John is understandably reluctant to baptize Jesus.  The baptism he offers is a baptism of repentance, and he knows that alone among humankind the one who reveals the new creation has no need of repentance.  But Jesus insists that he should be baptized;  he insists because he knows that his Baptism is not all about him.  It’s not the opening of the gate at the bottom of the rock-hewn steps, allowing him to begin the lonely climb up to glory.  His Baptism is the public declaration that God has descended those steps and made his home among us – among all of us, in a new creation into which you and I have been baptized.  The world may look like a chaotic and brutal playground for powerful men, and the temptation to seek our souls’ ascension on high to solitary but perpetual bliss is strong.  But in the new creation God is with us, with us here, with us inescapably, and with us everlastingly.
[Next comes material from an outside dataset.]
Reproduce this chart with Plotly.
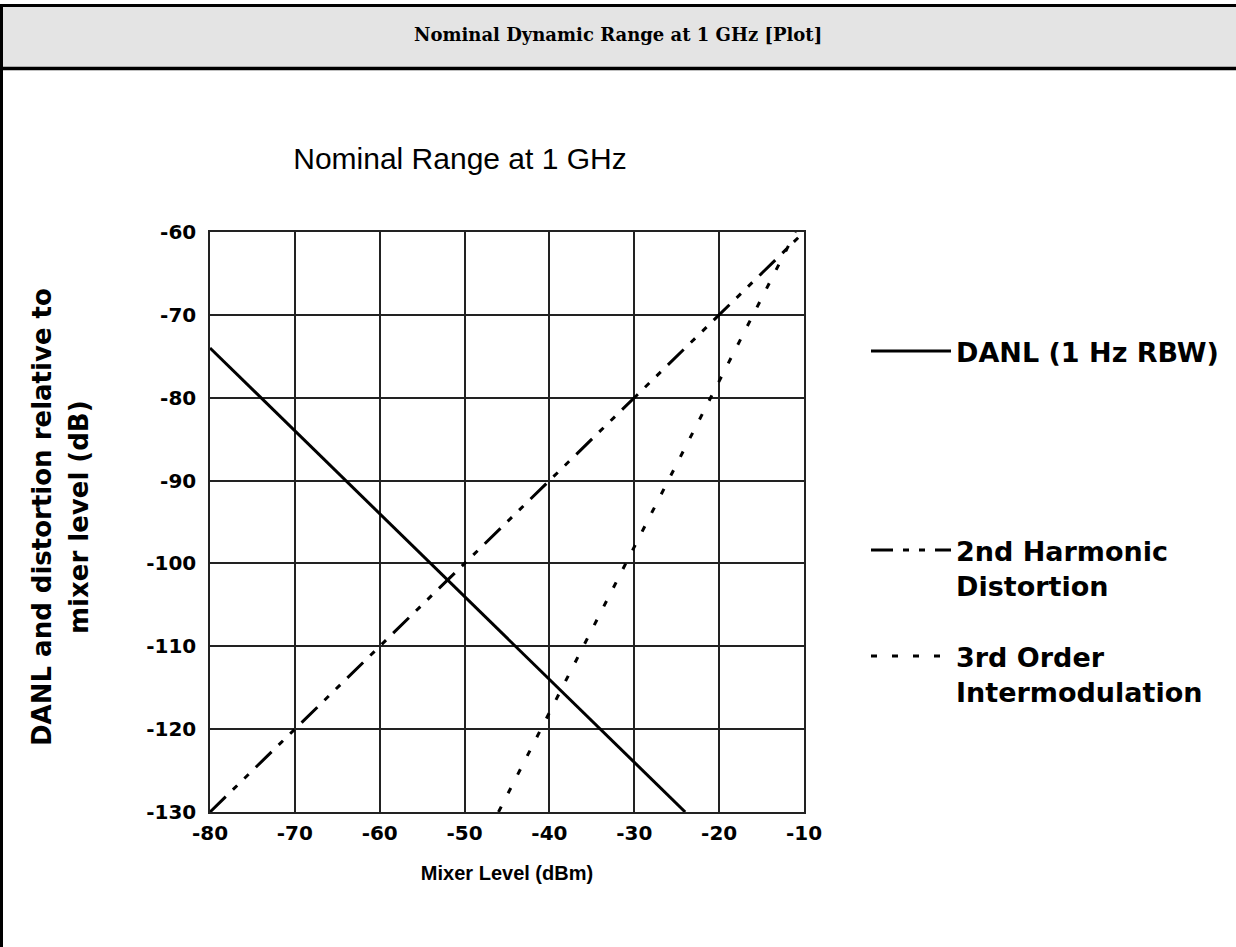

The Bible’s account of the feud between Herod Antipas and John ends with the latter’s judicial murder in a prison cell.  But Herod lived to regret divorcing his Nabataean princess.  Her father invaded his realm in revenge.  Antipas survived only because his Roman patrons intervened on his behalf, and two years later even they turned against him and forced him into exile.

If Antipas is remembered for his faithlessness and his cruelty then you and I, inheritors and citizens of the new creation, are called to something different.  Not to climbing above the pain and fear that surround us, but to that of which Isaiah speaks.  ‘I am the LORD…I have given you as a light to the nations… I have given you to open the eyes of the blind…I have given you to bring out the prisoners from the dungeon’.  The light of God and the liberty of all God’s people:  it is as this and for this that we are to be known at the beginning of this New Year.